» AIM:
Transcribe the entries below exactly; leave every image out.

» SOURCE RECORDS:

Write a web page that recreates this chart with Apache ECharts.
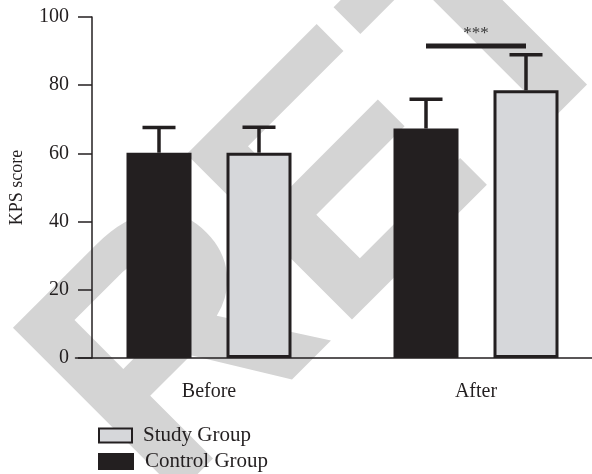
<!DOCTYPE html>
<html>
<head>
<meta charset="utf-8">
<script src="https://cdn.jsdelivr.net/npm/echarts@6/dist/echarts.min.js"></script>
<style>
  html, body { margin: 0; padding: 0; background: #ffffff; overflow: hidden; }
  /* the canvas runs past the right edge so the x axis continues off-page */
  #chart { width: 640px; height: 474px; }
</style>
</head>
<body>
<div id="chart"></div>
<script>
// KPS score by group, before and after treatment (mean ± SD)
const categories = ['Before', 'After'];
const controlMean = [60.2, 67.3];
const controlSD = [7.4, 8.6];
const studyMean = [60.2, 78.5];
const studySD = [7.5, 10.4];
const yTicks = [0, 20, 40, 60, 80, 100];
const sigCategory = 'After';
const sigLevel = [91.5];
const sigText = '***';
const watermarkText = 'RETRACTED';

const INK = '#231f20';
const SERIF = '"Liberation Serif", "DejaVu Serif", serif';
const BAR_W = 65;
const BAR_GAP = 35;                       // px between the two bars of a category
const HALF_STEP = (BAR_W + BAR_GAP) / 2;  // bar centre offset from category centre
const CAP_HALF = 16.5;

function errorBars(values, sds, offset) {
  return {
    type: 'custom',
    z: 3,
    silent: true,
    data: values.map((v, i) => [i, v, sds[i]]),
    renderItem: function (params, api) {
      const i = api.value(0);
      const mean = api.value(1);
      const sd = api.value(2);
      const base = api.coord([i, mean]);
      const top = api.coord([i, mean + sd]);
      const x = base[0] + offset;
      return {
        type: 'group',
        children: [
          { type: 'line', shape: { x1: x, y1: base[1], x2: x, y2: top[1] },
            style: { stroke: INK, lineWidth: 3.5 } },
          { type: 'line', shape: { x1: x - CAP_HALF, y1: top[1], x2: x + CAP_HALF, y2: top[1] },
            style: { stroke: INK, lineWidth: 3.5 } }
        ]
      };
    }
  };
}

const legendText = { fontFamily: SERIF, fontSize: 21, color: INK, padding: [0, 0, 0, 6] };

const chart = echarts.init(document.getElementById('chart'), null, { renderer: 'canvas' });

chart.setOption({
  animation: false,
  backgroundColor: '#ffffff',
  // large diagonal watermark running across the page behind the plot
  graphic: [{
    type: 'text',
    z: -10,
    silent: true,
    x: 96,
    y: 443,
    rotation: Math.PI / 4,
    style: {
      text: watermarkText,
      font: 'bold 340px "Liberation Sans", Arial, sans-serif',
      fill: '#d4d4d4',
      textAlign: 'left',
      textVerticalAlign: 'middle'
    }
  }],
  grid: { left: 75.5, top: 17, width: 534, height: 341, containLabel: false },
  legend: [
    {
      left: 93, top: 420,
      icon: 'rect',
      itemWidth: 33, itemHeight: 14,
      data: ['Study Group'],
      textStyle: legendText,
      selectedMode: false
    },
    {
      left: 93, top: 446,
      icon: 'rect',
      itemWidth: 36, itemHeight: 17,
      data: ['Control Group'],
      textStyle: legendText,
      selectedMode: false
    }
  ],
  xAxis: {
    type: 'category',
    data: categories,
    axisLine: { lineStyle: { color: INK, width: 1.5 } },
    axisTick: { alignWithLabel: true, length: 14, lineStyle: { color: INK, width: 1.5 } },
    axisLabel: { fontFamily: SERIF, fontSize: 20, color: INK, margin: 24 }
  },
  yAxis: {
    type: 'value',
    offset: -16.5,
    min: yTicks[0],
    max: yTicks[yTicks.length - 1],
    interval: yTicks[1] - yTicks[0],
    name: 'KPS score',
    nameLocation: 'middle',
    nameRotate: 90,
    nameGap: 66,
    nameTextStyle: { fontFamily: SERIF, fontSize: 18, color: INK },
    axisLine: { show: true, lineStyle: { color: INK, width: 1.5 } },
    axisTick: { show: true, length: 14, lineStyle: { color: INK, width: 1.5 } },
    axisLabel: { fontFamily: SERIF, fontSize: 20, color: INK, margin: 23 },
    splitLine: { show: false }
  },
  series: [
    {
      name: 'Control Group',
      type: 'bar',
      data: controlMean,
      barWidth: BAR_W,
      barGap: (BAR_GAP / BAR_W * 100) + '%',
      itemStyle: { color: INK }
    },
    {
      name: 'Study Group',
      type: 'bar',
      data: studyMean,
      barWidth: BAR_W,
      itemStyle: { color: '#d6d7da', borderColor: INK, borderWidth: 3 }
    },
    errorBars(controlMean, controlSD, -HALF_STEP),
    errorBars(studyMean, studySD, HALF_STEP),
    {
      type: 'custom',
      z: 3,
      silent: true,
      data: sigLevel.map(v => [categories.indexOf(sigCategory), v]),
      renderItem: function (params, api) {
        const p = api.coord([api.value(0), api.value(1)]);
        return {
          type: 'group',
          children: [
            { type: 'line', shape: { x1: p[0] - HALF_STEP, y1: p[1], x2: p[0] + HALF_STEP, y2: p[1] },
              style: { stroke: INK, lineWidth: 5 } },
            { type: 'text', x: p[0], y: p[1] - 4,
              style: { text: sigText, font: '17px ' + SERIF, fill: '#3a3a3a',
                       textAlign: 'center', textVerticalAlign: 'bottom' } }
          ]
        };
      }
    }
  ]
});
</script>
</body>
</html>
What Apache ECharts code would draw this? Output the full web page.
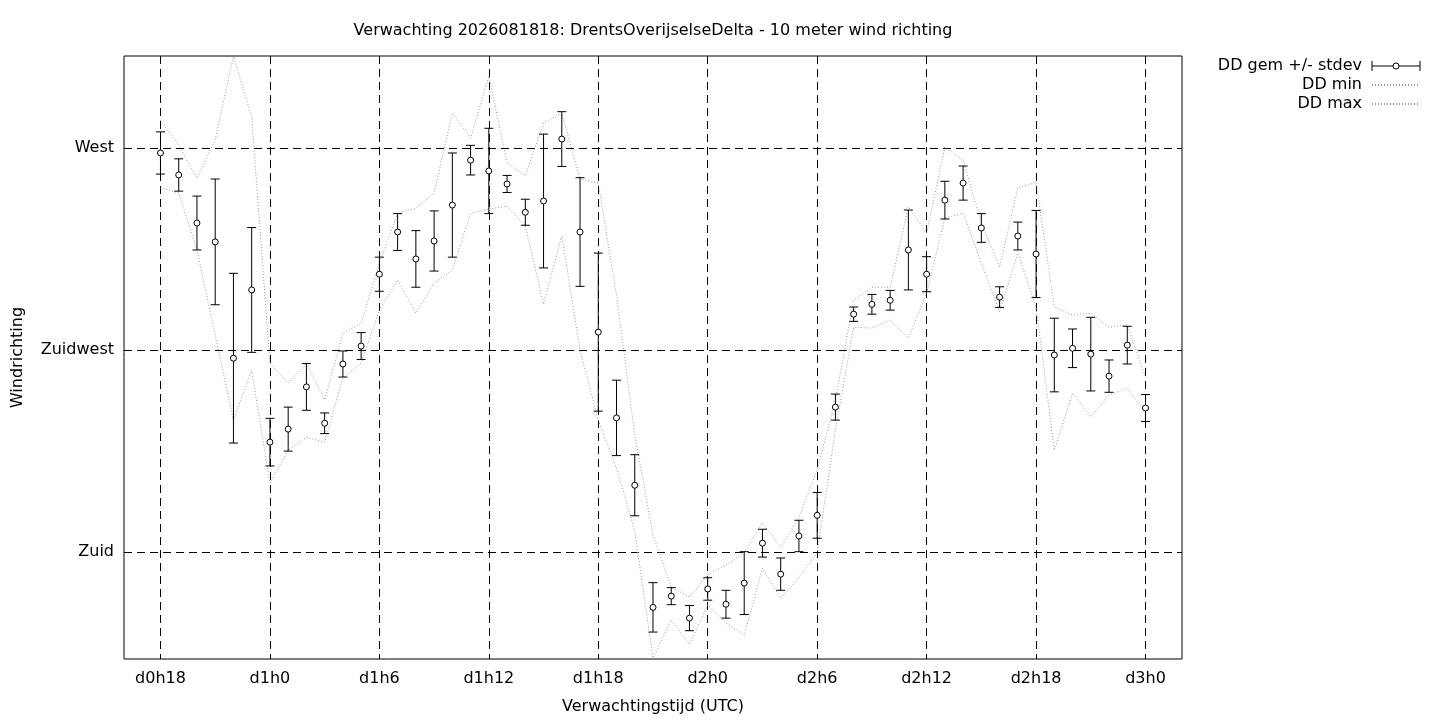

» EXPECTED ANSWER:
Write a web page that recreates this chart with Apache ECharts.
<!DOCTYPE html>
<html>
<head>
<meta charset="utf-8">
<script src="https://cdn.jsdelivr.net/npm/echarts@6/dist/echarts.min.js"></script>
<style>
  html, body { margin: 0; padding: 0; background: #ffffff; overflow: hidden; }
  /* the canvas runs past the right edge so the x axis continues off-page */
  #chart { width: 640px; height: 474px; }
</style>
</head>
<body>
<div id="chart"></div>
<script>
// KPS score by group, before and after treatment (mean ± SD)
const categories = ['Before', 'After'];
const controlMean = [60.2, 67.3];
const controlSD = [7.4, 8.6];
const studyMean = [60.2, 78.5];
const studySD = [7.5, 10.4];
const yTicks = [0, 20, 40, 60, 80, 100];
const sigCategory = 'After';
const sigLevel = [91.5];
const sigText = '***';
const watermarkText = 'RETRACTED';

const INK = '#231f20';
const SERIF = '"Liberation Serif", "DejaVu Serif", serif';
const BAR_W = 65;
const BAR_GAP = 35;                       // px between the two bars of a category
const HALF_STEP = (BAR_W + BAR_GAP) / 2;  // bar centre offset from category centre
const CAP_HALF = 16.5;

function errorBars(values, sds, offset) {
  return {
    type: 'custom',
    z: 3,
    silent: true,
    data: values.map((v, i) => [i, v, sds[i]]),
    renderItem: function (params, api) {
      const i = api.value(0);
      const mean = api.value(1);
      const sd = api.value(2);
      const base = api.coord([i, mean]);
      const top = api.coord([i, mean + sd]);
      const x = base[0] + offset;
      return {
        type: 'group',
        children: [
          { type: 'line', shape: { x1: x, y1: base[1], x2: x, y2: top[1] },
            style: { stroke: INK, lineWidth: 3.5 } },
          { type: 'line', shape: { x1: x - CAP_HALF, y1: top[1], x2: x + CAP_HALF, y2: top[1] },
            style: { stroke: INK, lineWidth: 3.5 } }
        ]
      };
    }
  };
}

const legendText = { fontFamily: SERIF, fontSize: 21, color: INK, padding: [0, 0, 0, 6] };

const chart = echarts.init(document.getElementById('chart'), null, { renderer: 'canvas' });

chart.setOption({
  animation: false,
  backgroundColor: '#ffffff',
  // large diagonal watermark running across the page behind the plot
  graphic: [{
    type: 'text',
    z: -10,
    silent: true,
    x: 96,
    y: 443,
    rotation: Math.PI / 4,
    style: {
      text: watermarkText,
      font: 'bold 340px "Liberation Sans", Arial, sans-serif',
      fill: '#d4d4d4',
      textAlign: 'left',
      textVerticalAlign: 'middle'
    }
  }],
  grid: { left: 75.5, top: 17, width: 534, height: 341, containLabel: false },
  legend: [
    {
      left: 93, top: 420,
      icon: 'rect',
      itemWidth: 33, itemHeight: 14,
      data: ['Study Group'],
      textStyle: legendText,
      selectedMode: false
    },
    {
      left: 93, top: 446,
      icon: 'rect',
      itemWidth: 36, itemHeight: 17,
      data: ['Control Group'],
      textStyle: legendText,
      selectedMode: false
    }
  ],
  xAxis: {
    type: 'category',
    data: categories,
    axisLine: { lineStyle: { color: INK, width: 1.5 } },
    axisTick: { alignWithLabel: true, length: 14, lineStyle: { color: INK, width: 1.5 } },
    axisLabel: { fontFamily: SERIF, fontSize: 20, color: INK, margin: 24 }
  },
  yAxis: {
    type: 'value',
    offset: -16.5,
    min: yTicks[0],
    max: yTicks[yTicks.length - 1],
    interval: yTicks[1] - yTicks[0],
    name: 'KPS score',
    nameLocation: 'middle',
    nameRotate: 90,
    nameGap: 66,
    nameTextStyle: { fontFamily: SERIF, fontSize: 18, color: INK },
    axisLine: { show: true, lineStyle: { color: INK, width: 1.5 } },
    axisTick: { show: true, length: 14, lineStyle: { color: INK, width: 1.5 } },
    axisLabel: { fontFamily: SERIF, fontSize: 20, color: INK, margin: 23 },
    splitLine: { show: false }
  },
  series: [
    {
      name: 'Control Group',
      type: 'bar',
      data: controlMean,
      barWidth: BAR_W,
      barGap: (BAR_GAP / BAR_W * 100) + '%',
      itemStyle: { color: INK }
    },
    {
      name: 'Study Group',
      type: 'bar',
      data: studyMean,
      barWidth: BAR_W,
      itemStyle: { color: '#d6d7da', borderColor: INK, borderWidth: 3 }
    },
    errorBars(controlMean, controlSD, -HALF_STEP),
    errorBars(studyMean, studySD, HALF_STEP),
    {
      type: 'custom',
      z: 3,
      silent: true,
      data: sigLevel.map(v => [categories.indexOf(sigCategory), v]),
      renderItem: function (params, api) {
        const p = api.coord([api.value(0), api.value(1)]);
        return {
          type: 'group',
          children: [
            { type: 'line', shape: { x1: p[0] - HALF_STEP, y1: p[1], x2: p[0] + HALF_STEP, y2: p[1] },
              style: { stroke: INK, lineWidth: 5 } },
            { type: 'text', x: p[0], y: p[1] - 4,
              style: { text: sigText, font: '17px ' + SERIF, fill: '#3a3a3a',
                       textAlign: 'center', textVerticalAlign: 'bottom' } }
          ]
        };
      }
    }
  ]
});
</script>
</body>
</html>
What Apache ECharts code would draw this? Output the full web page.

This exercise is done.